The Gender Budget Statement must be distinguished from adjacent fiscal concepts. It is not a separate or ring-fenced outcome budget; the figures it reports are accounting reclassifications of allocations that already appear under their respective demands for grants, not additional money. It differs from the Outcome Budget, which links outlays to measurable deliverables and targets rather than to beneficiary gender. It is also narrower than the broader practice of gender-responsive budgeting (GRB), of which the statement is only the disclosure layer—GRB additionally encompasses ex-ante gender analysis, expenditure tracking, and impact assessment that the annual statement alone does not perform. Finally, it should not be conflated with the Child Budget (Statement 12), which uses an analogous methodology for children below eighteen.

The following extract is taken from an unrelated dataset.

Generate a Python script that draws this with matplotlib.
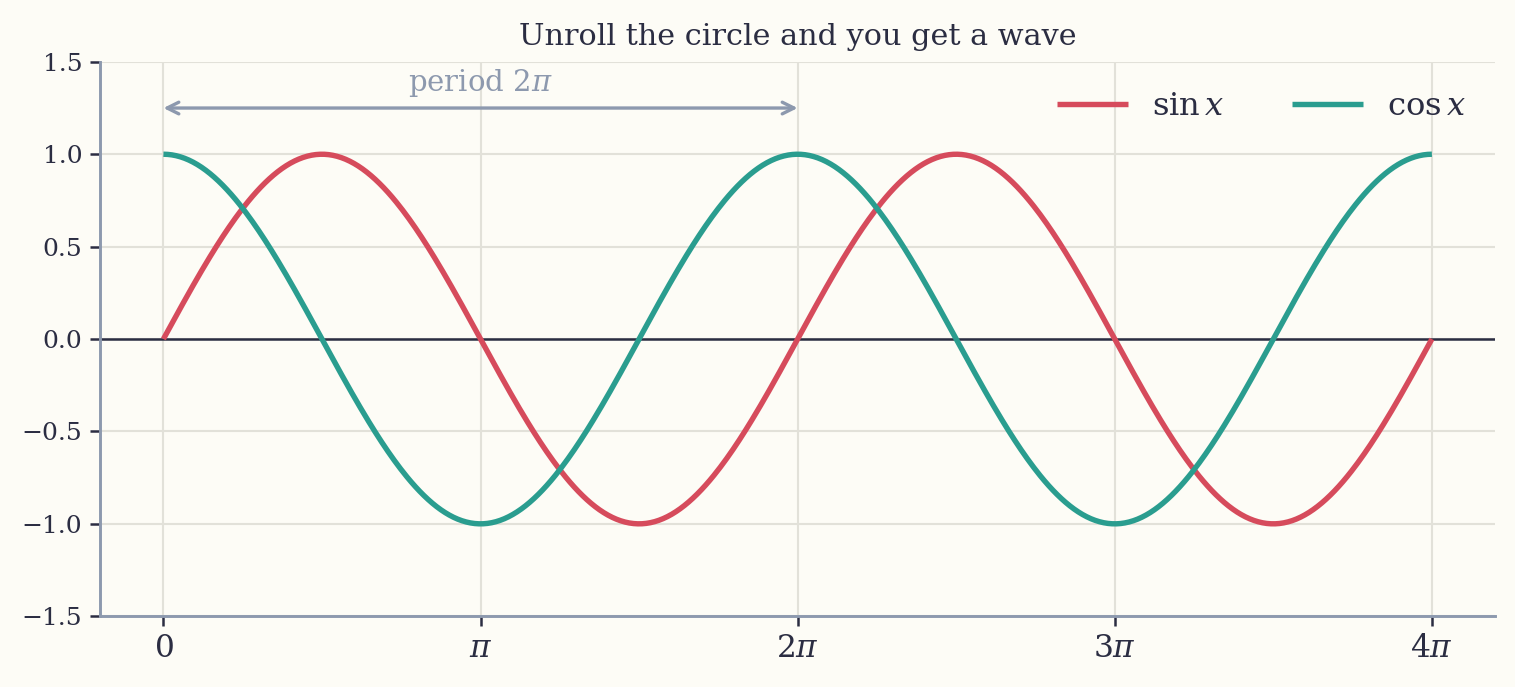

Persistent controversies attend the instrument. Critics, including the Comptroller and Auditor General and parliamentary committees, have noted that Part B's 30-per-cent attributions are frequently estimates rather than expenditure-tracked figures, inflating the headline without guaranteeing that women actually receive the imputed share. The statement reports allocations, not actuals, so it cannot by itself confirm utilisation or outcomes. The 2024–25 introduction of Part C, while widening coverage, drew the observation that lowering the reporting threshold mechanically raises the total without necessarily increasing women-directed spending. Coverage also remains incomplete because not all ministries maintain functioning Gender Budgeting Cells, and several large schemes resist gender disaggregation.
For the working practitioner—whether a UPSC aspirant preparing General Studies Paper 1 and Paper 2, a desk officer in a finance or women-and-child department, or a researcher tracking the SDG 5 financing agenda—the Gender Budget Statement is the single authoritative annual record of how India quantifies public spending on women. Reading it correctly requires attention to the Part A/Part B/Part C distinction, awareness that the figures are allocations rather than expenditures, and an understanding that the document is a transparency and accountability tool rather than a guarantee of either. Used with that discipline, Statement 13 is indispensable for evaluating the gender dimension of the Union Budget and for comparing India's commitments against its disbursements.
Example
In the Union Budget for 2024–25, Finance Minister Nirmala Sitharaman's Gender Budget Statement (Statement 13) crossed ₹3 lakh crore for the first time, aided by the newly added Part C covering schemes with under 30 per cent women's allocation.
Frequently asked questions
Part A lists schemes that are 100 per cent women-specific, where the entire allocation targets women and girls. Part B lists pro-women schemes where women are intended beneficiaries of 30 to 99 per cent of the allocation, reporting only the attributed share rather than the full scheme outlay.